TASK: Quote all of the data that follows exactly as written, skipping the images.

A block of data:
## begin
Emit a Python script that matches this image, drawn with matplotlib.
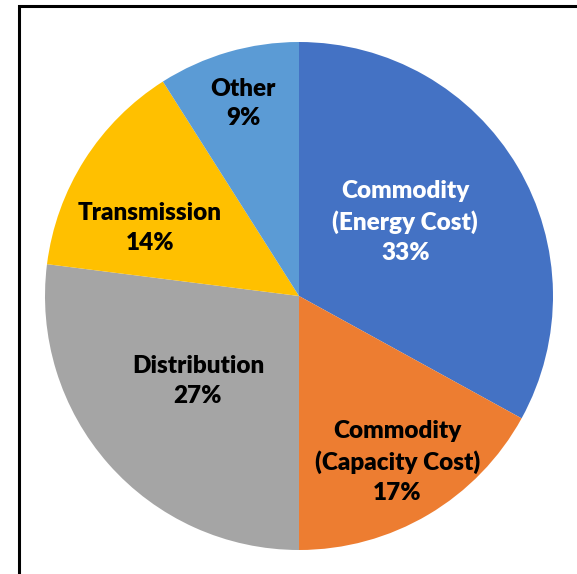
import numpy as np
import matplotlib
matplotlib.use("Agg")
import matplotlib.pyplot as plt
from matplotlib.patches import Rectangle

categories = ["Commodity\n(Energy Cost)", "Commodity\n(Capacity Cost)", "Distribution", "Transmission", "Other"]
values = [33, 17, 27, 14, 9]
colors = ["#4472C4", "#ED7D31", "#A5A5A5", "#FFC000", "#5B9BD5"]
text_colors = ["white", "black", "black", "black", "black"]
label_radius = [0.51, 0.76, 0.52, 0.645, 0.79]
label_angle_shift = [4.3, 0.0, -1.3, 7.9, 0.0]

W, H = 577, 574
fig = plt.figure(figsize=(W / 100, H / 100), dpi=100)
cx, cy, r = 299, 296, 254
ax = fig.add_axes([(cx - r) / W, (H - cy - r) / H, 2 * r / W, 2 * r / H])
wedges, _ = ax.pie(values, colors=colors, startangle=90, counterclock=False, radius=1,
                   wedgeprops=dict(linewidth=0))
ax.set_xlim(-1, 1)
ax.set_ylim(-1, 1)
ax.set_aspect("equal")
ax.axis("off")

for w, lab, v, tc, lr, da in zip(wedges, categories, values, text_colors, label_radius, label_angle_shift):
    ang = np.deg2rad((w.theta1 + w.theta2) / 2 + da)
    ax.text(lr * np.cos(ang), lr * np.sin(ang), f"{lab}\n{v}%", ha="center", va="center",
            color=tc, fontsize=17.5, fontweight="heavy", family="Lato", linespacing=1.42)

# outer frame
fig.patches.append(Rectangle((19 / W, -0.1), 1.2, 1 - 6 / H + 0.1, transform=fig.transFigure,
                             fill=False, edgecolor="black", linewidth=2.2))

fig.savefig("out.png", dpi=100)
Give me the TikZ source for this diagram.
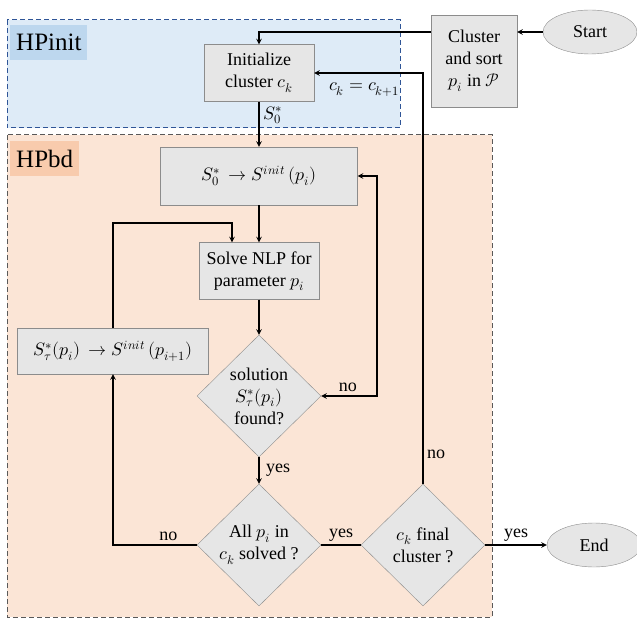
\documentclass[tikz,border=0pt]{standalone}
\usepackage{fontspec}
\usepackage{unicode-math}
\setmainfont{Liberation Serif}
\usepackage{tikz}
\usetikzlibrary{shapes.geometric, positioning, arrows}

\definecolor{initfill}{HTML}{DEEBF7}
\definecolor{initline}{HTML}{2F5597}
\definecolor{inittag}{HTML}{BDD7EE}
\definecolor{bdfill}{HTML}{FBE5D6}
\definecolor{bdline}{HTML}{595959}
\definecolor{bdtag}{HTML}{F8CBAD}
\definecolor{boxfill}{HTML}{E6E6E6}
\definecolor{boxline}{HTML}{8C8C8C}

\tikzset{
>=stealth, % small filled arrow heads
every node/.style={font=\fontsize{18}{22}\selectfont}, % same text size everywhere
block/.style={rectangle, draw=boxline, fill=boxfill, align=center}, % process boxes
decision/.style={diamond, draw=boxline, fill=boxfill, aspect=1, inner sep=0pt,
  minimum width=124pt, minimum height=122pt, align=center}, % yes/no tests
terminal/.style={ellipse, draw=boxline, fill=boxfill, minimum width=94pt, minimum height=44pt}, % start and end
flow/.style={line width=1.4pt}, % connectors
region/.style={dash pattern=on 5pt off 3pt, line width=1pt}, % dashed frames
tag/.style={anchor=north west, inner xsep=6pt, minimum height=35pt, font=\fontsize{25}{28}\selectfont}, % region titles
}

\begin{document}
\begin{tikzpicture}[x=1pt, y=-1pt]
            \useasboundingbox (0,0) rectangle (637,620);

            % the two regions
            \draw[region, initline, fill=initfill] (7,20) rectangle (400,128);
            \draw[region, bdline, fill=bdfill] (7,135) rectangle (492,617);
            \node[tag, fill=inittag] (hpinit) at (10,25) {HPinit};
            \node[tag, fill=bdtag] (hpbd) at (10,141) {HPbd};

            \node[terminal] (start) at (590,32) {Start};
            \node[block, minimum width=86pt, minimum height=92pt] (sort) at (474,61) {Cluster\\and sort\\$p_i$ in $\mathcal{P}$};
            \node[block, minimum width=110pt, minimum height=57pt] (init) at (259,73) {Initialize\\cluster $c_k$};

            \node[block, minimum width=197pt, minimum height=58pt] (s0) at (259,176) {$S_0^* \,\to S^{init}\,(p_i)$};
            \node[block, minimum width=120pt, minimum height=57pt] (solve) at (259,271) {Solve NLP for\\parameter $p_i$};
            \node[decision] (found) at (259,396) {solution\\$S_\tau^*(p_i)$\\found?};
            \node[decision] (alldone) at (259,545) {All $p_i$ in\\$c_k$ solved ?};
            \node[decision] (final) at (423,545) {$c_k$ final\\cluster ?};
            \node[block, minimum width=191pt, minimum height=46pt] (next) at (113,351) {$S_\tau^*(p_i)\,\to S^{init}\,(p_{i+1})$};
            \node[terminal] (end) at (594,545) {End};

            \coordinate (nobend) at (377,176);
            \coordinate (loopin) at (232,223);

            \draw[flow, ->] (start.west) -- (start.west -| sort.east);
            \draw[flow, ->] (sort.west |- start) -| (init.north);
            \draw[flow, ->] (init) -- node[right, pos=0.3]{$S_0^*$} (s0);
            \draw[flow, ->] (s0) -- (solve);
            \draw[flow, ->] (solve) -- (found);
            \draw[flow, <->] (s0.east) -- (nobend) |- node[above, pos=0.76]{no} (found.east);
            \draw[flow, ->] (found) -- node[right, xshift=3pt]{yes} (alldone);
            \draw[flow, ->] (alldone.west) -| node[above, pos=0.17]{no} (next.south);
            \draw[flow, ->] (next.north) |- (loopin) -- (solve.north -| loopin);
            \draw[flow] (alldone) -- node[above]{yes} (final);
            \draw[flow, ->] (final.north) |- node[right, pos=0.036]{no} node[below, pos=0.77, yshift=-6pt]{$c_k = c_{k+1}$} (init.east);
            \draw[flow, ->] (final) -- node[above]{yes} (end);
        \end{tikzpicture}
\end{document}
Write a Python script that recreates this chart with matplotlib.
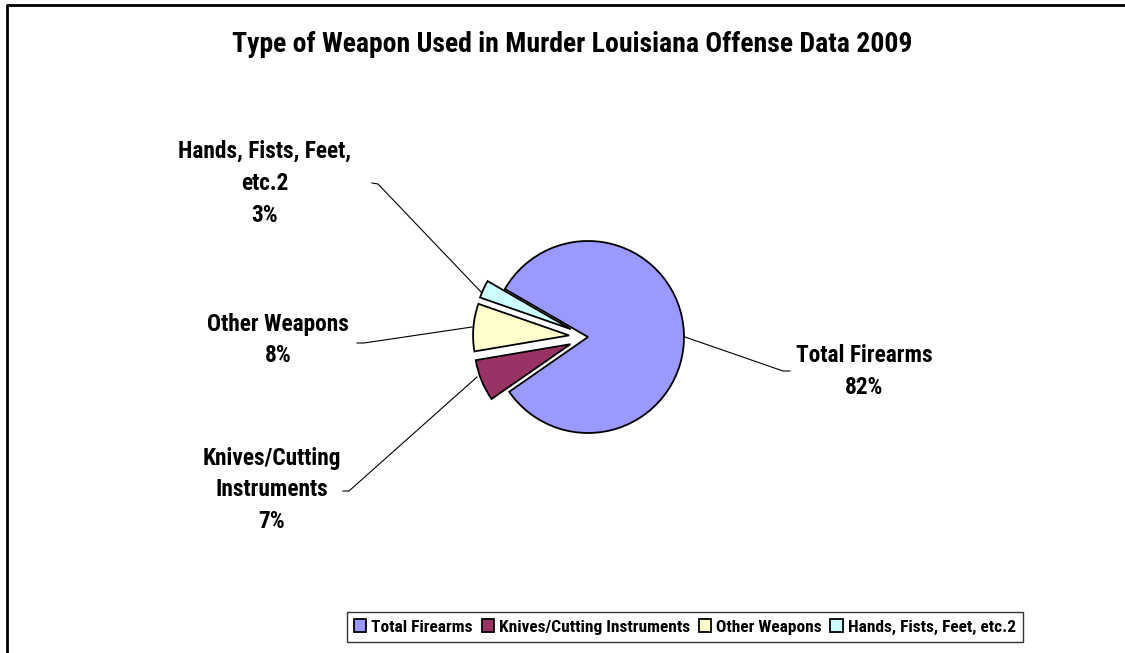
## end
FULL RESPONSE:
Emit a Python script that matches this image, drawn with matplotlib.
import numpy as np
import matplotlib
matplotlib.use("Agg")
import matplotlib.pyplot as plt
from matplotlib.patches import Rectangle

categories = ["Commodity\n(Energy Cost)", "Commodity\n(Capacity Cost)", "Distribution", "Transmission", "Other"]
values = [33, 17, 27, 14, 9]
colors = ["#4472C4", "#ED7D31", "#A5A5A5", "#FFC000", "#5B9BD5"]
text_colors = ["white", "black", "black", "black", "black"]
label_radius = [0.51, 0.76, 0.52, 0.645, 0.79]
label_angle_shift = [4.3, 0.0, -1.3, 7.9, 0.0]

W, H = 577, 574
fig = plt.figure(figsize=(W / 100, H / 100), dpi=100)
cx, cy, r = 299, 296, 254
ax = fig.add_axes([(cx - r) / W, (H - cy - r) / H, 2 * r / W, 2 * r / H])
wedges, _ = ax.pie(values, colors=colors, startangle=90, counterclock=False, radius=1,
                   wedgeprops=dict(linewidth=0))
ax.set_xlim(-1, 1)
ax.set_ylim(-1, 1)
ax.set_aspect("equal")
ax.axis("off")

for w, lab, v, tc, lr, da in zip(wedges, categories, values, text_colors, label_radius, label_angle_shift):
    ang = np.deg2rad((w.theta1 + w.theta2) / 2 + da)
    ax.text(lr * np.cos(ang), lr * np.sin(ang), f"{lab}\n{v}%", ha="center", va="center",
            color=tc, fontsize=17.5, fontweight="heavy", family="Lato", linespacing=1.42)

# outer frame
fig.patches.append(Rectangle((19 / W, -0.1), 1.2, 1 - 6 / H + 0.1, transform=fig.transFigure,
                             fill=False, edgecolor="black", linewidth=2.2))

fig.savefig("out.png", dpi=100)
Give me the TikZ source for this diagram.
\documentclass[tikz,border=0pt]{standalone}
\usepackage{fontspec}
\usepackage{unicode-math}
\setmainfont{Liberation Serif}
\usepackage{tikz}
\usetikzlibrary{shapes.geometric, positioning, arrows}

\definecolor{initfill}{HTML}{DEEBF7}
\definecolor{initline}{HTML}{2F5597}
\definecolor{inittag}{HTML}{BDD7EE}
\definecolor{bdfill}{HTML}{FBE5D6}
\definecolor{bdline}{HTML}{595959}
\definecolor{bdtag}{HTML}{F8CBAD}
\definecolor{boxfill}{HTML}{E6E6E6}
\definecolor{boxline}{HTML}{8C8C8C}

\tikzset{
>=stealth, % small filled arrow heads
every node/.style={font=\fontsize{18}{22}\selectfont}, % same text size everywhere
block/.style={rectangle, draw=boxline, fill=boxfill, align=center}, % process boxes
decision/.style={diamond, draw=boxline, fill=boxfill, aspect=1, inner sep=0pt,
  minimum width=124pt, minimum height=122pt, align=center}, % yes/no tests
terminal/.style={ellipse, draw=boxline, fill=boxfill, minimum width=94pt, minimum height=44pt}, % start and end
flow/.style={line width=1.4pt}, % connectors
region/.style={dash pattern=on 5pt off 3pt, line width=1pt}, % dashed frames
tag/.style={anchor=north west, inner xsep=6pt, minimum height=35pt, font=\fontsize{25}{28}\selectfont}, % region titles
}

\begin{document}
\begin{tikzpicture}[x=1pt, y=-1pt]
            \useasboundingbox (0,0) rectangle (637,620);

            % the two regions
            \draw[region, initline, fill=initfill] (7,20) rectangle (400,128);
            \draw[region, bdline, fill=bdfill] (7,135) rectangle (492,617);
            \node[tag, fill=inittag] (hpinit) at (10,25) {HPinit};
            \node[tag, fill=bdtag] (hpbd) at (10,141) {HPbd};

            \node[terminal] (start) at (590,32) {Start};
            \node[block, minimum width=86pt, minimum height=92pt] (sort) at (474,61) {Cluster\\and sort\\$p_i$ in $\mathcal{P}$};
            \node[block, minimum width=110pt, minimum height=57pt] (init) at (259,73) {Initialize\\cluster $c_k$};

            \node[block, minimum width=197pt, minimum height=58pt] (s0) at (259,176) {$S_0^* \,\to S^{init}\,(p_i)$};
            \node[block, minimum width=120pt, minimum height=57pt] (solve) at (259,271) {Solve NLP for\\parameter $p_i$};
            \node[decision] (found) at (259,396) {solution\\$S_\tau^*(p_i)$\\found?};
            \node[decision] (alldone) at (259,545) {All $p_i$ in\\$c_k$ solved ?};
            \node[decision] (final) at (423,545) {$c_k$ final\\cluster ?};
            \node[block, minimum width=191pt, minimum height=46pt] (next) at (113,351) {$S_\tau^*(p_i)\,\to S^{init}\,(p_{i+1})$};
            \node[terminal] (end) at (594,545) {End};

            \coordinate (nobend) at (377,176);
            \coordinate (loopin) at (232,223);

            \draw[flow, ->] (start.west) -- (start.west -| sort.east);
            \draw[flow, ->] (sort.west |- start) -| (init.north);
            \draw[flow, ->] (init) -- node[right, pos=0.3]{$S_0^*$} (s0);
            \draw[flow, ->] (s0) -- (solve);
            \draw[flow, ->] (solve) -- (found);
            \draw[flow, <->] (s0.east) -- (nobend) |- node[above, pos=0.76]{no} (found.east);
            \draw[flow, ->] (found) -- node[right, xshift=3pt]{yes} (alldone);
            \draw[flow, ->] (alldone.west) -| node[above, pos=0.17]{no} (next.south);
            \draw[flow, ->] (next.north) |- (loopin) -- (solve.north -| loopin);
            \draw[flow] (alldone) -- node[above]{yes} (final);
            \draw[flow, ->] (final.north) |- node[right, pos=0.036]{no} node[below, pos=0.77, yshift=-6pt]{$c_k = c_{k+1}$} (init.east);
            \draw[flow, ->] (final) -- node[above]{yes} (end);
        \end{tikzpicture}
\end{document}
Write a Python script that recreates this chart with matplotlib.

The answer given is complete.